Tickets are free but if you can afford to contribute, you can purchase a 'premium' ticket with proceeds going towards Amnesty International and The Big Issue.
"In a world where physical contact has had to temporarily cease, we at Shangri-La continue our explorations into our running theme of human connection by pushing the boundaries of how we can connect in the virtual space," says Dunnings. "The fundamental need to gather en masse and have shared experiences still remains strong, and with Lost Horizon we aim to connect people further and wider than ever before.

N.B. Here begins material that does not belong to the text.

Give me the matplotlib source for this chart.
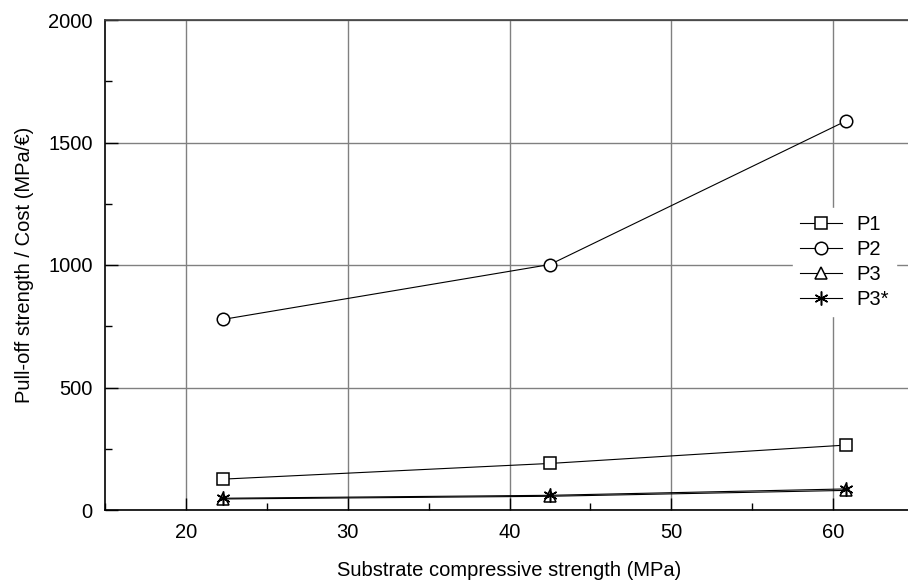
import numpy as np
import matplotlib
matplotlib.use('Agg')
import matplotlib.pyplot as plt
from matplotlib.ticker import MultipleLocator

plt.rcParams['font.family'] = ['Liberation Sans', 'DejaVu Sans']

strength = [22.3, 42.5, 60.8]
p1 = [126, 190, 265]
p2 = [778, 1002, 1588]
p3 = [45, 56, 80]
p3s = [48, 60, 86]

series = [
    ('P1', p1, 's'),
    ('P2', p2, 'o'),
    ('P3', p3, '^'),
    ('P3*', p3s, (6, 2, 0)),
]

fs = 14.5
fig = plt.figure(figsize=(9.08, 5.83), dpi=100)
ax = fig.add_axes([105 / 908, 73 / 583, 809 / 908, 490 / 583])

for name, vals, mk in series:
    ax.plot(strength, vals, color='black', lw=0.8, marker=mk, ms=9 if mk != (6, 2, 0) else 10,
            mfc='white', mec='black', mew=1.1, label=name)

ax.set_xlim(15, 65)
ax.set_ylim(0, 2000)
ax.xaxis.set_major_locator(MultipleLocator(10))
ax.xaxis.set_minor_locator(MultipleLocator(5))
ax.yaxis.set_major_locator(MultipleLocator(500))
ax.yaxis.set_minor_locator(MultipleLocator(250))
ax.tick_params(which='major', direction='in', length=9, width=1, labelsize=fs, pad=9)
ax.tick_params(which='minor', direction='in', length=5, width=1)
ax.tick_params(axis='x', which='both', top=False)
ax.tick_params(axis='y', which='both', right=False)
ax.grid(True, which='major', color='#808080', lw=1)
ax.set_axisbelow(True)
for s in ['left', 'bottom']:
    ax.spines[s].set_linewidth(1.2)
ax.spines['top'].set_color('#404040')
ax.spines['top'].set_linewidth(1.2)

ax.set_xlabel('Substrate compressive strength (MPa)', fontsize=fs, labelpad=14)
ax.set_ylabel('Pull-off strength / Cost (MPa/€)', fontsize=fs, labelpad=10)

leg = ax.legend(loc='upper left', bbox_to_anchor=(0.8505, 0.616), borderaxespad=0,
                frameon=True, fontsize=fs, handlelength=2.1, handletextpad=0.7,
                labelspacing=0.3, borderpad=0.35)
leg.get_frame().set_edgecolor('white')
leg.get_frame().set_facecolor('white')
leg.get_frame().set_alpha(1)
leg.get_frame().set_boxstyle('square', pad=0)

fig.savefig('out.png', dpi=100)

"Through Lost Horizon, we aim to bring together a global community with a shared passion in arts and culture, with the intention to inspire and spark action. Art unites us and in these times, we need it more than ever to bring us closer together. I am thrilled to be collaborating with so many amazing artists from across the globe on this pioneering project."

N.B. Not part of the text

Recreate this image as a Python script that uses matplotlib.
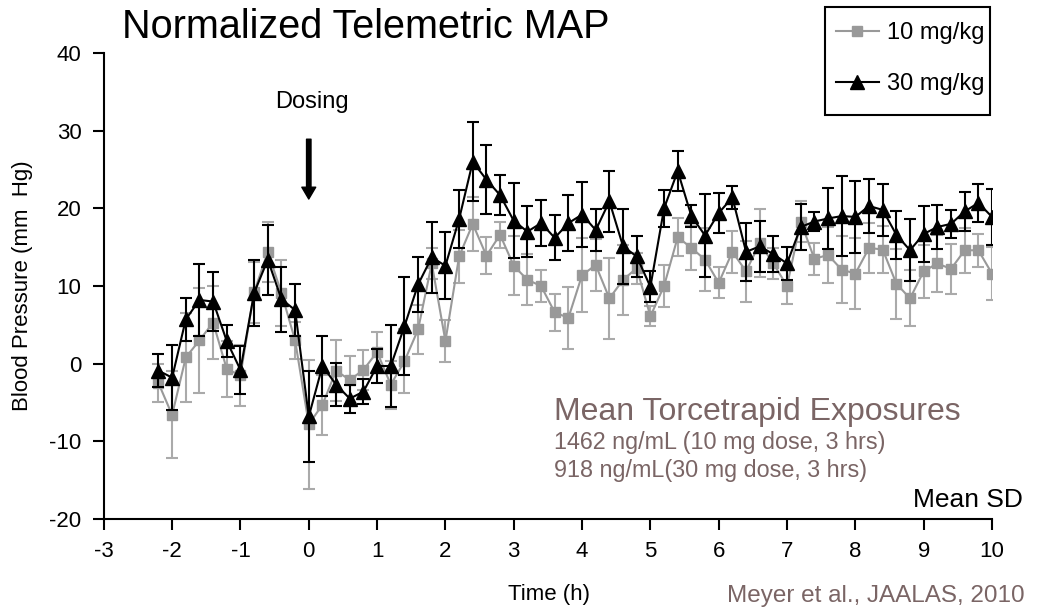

So what's happening? London-based artist, Turner prize nominee Mark Titchner has a solo exhibition taking over the Lost Horizon Landing Zone. While Yours Truthfully is a new exhibition co-curated by renowned graphic designer and co-artistic director of Design Manchester Malcolm Garrett, and Lost Horizon and Shangri-La creative director Kaye Dunnings. Featured on the towering billboards surrounding the Freedom stage, the brief welcomed personal messages from artists to the world on the themes of Truth, Justice and Freedom, calling attention to the most pressing social issues in the world today.
The show features work from more than 70 internationally acclaimed artists and studios including Anthony Burrill, Jeremy Deller and Fraser Muggeridge, Studio Rejane Dal Bello, Morag Myerscough, Patrick Thomas, Paula Scher, Raissa Pardini, Stanley Donwood, and taken together this collation of statements conveys a powerful message of unity, and of the freedom to be creative and have your voice heard.
Prints of selected artworks will be available to purchase, as part of a timed open edition (from 3pm Friday 3 July to 3pm Friday 10 July), with profits again going to The Big Issue and Amnesty International UK.
Elsewhere, work from 50 of ShangriLART's long-term artistic collaborators will feature work throughout the festival's virtual stages and bespoke ShangriLART Gallery.
New for 2020, the Nomad stage has been created for the 30th Anniversary of the Traveller's field that came before Shangri-La, the heart of the free party movement and features work from Darren Cullen, Erin Holly, Skeleton Cardboard and Tom Hunter.
SHITV (Shangri-La International Television), meanwhile, will broadcast everything from the absurd to the enlightened, from the sidelines, frontlines and backstages of alternative culture. It will show films, documentaries, theatre, live art, comedy, animation and talks.
An established favourite for any regular Glastonbury Shangri-La attendee, the Gas Tower at Lost Horizon promises to be just as epic. Curated by Creative Giants, VJs will create 360 visuals in the virtual world to complement the DJs, creating an audio-visual experience as mind-blowing as it is in real life.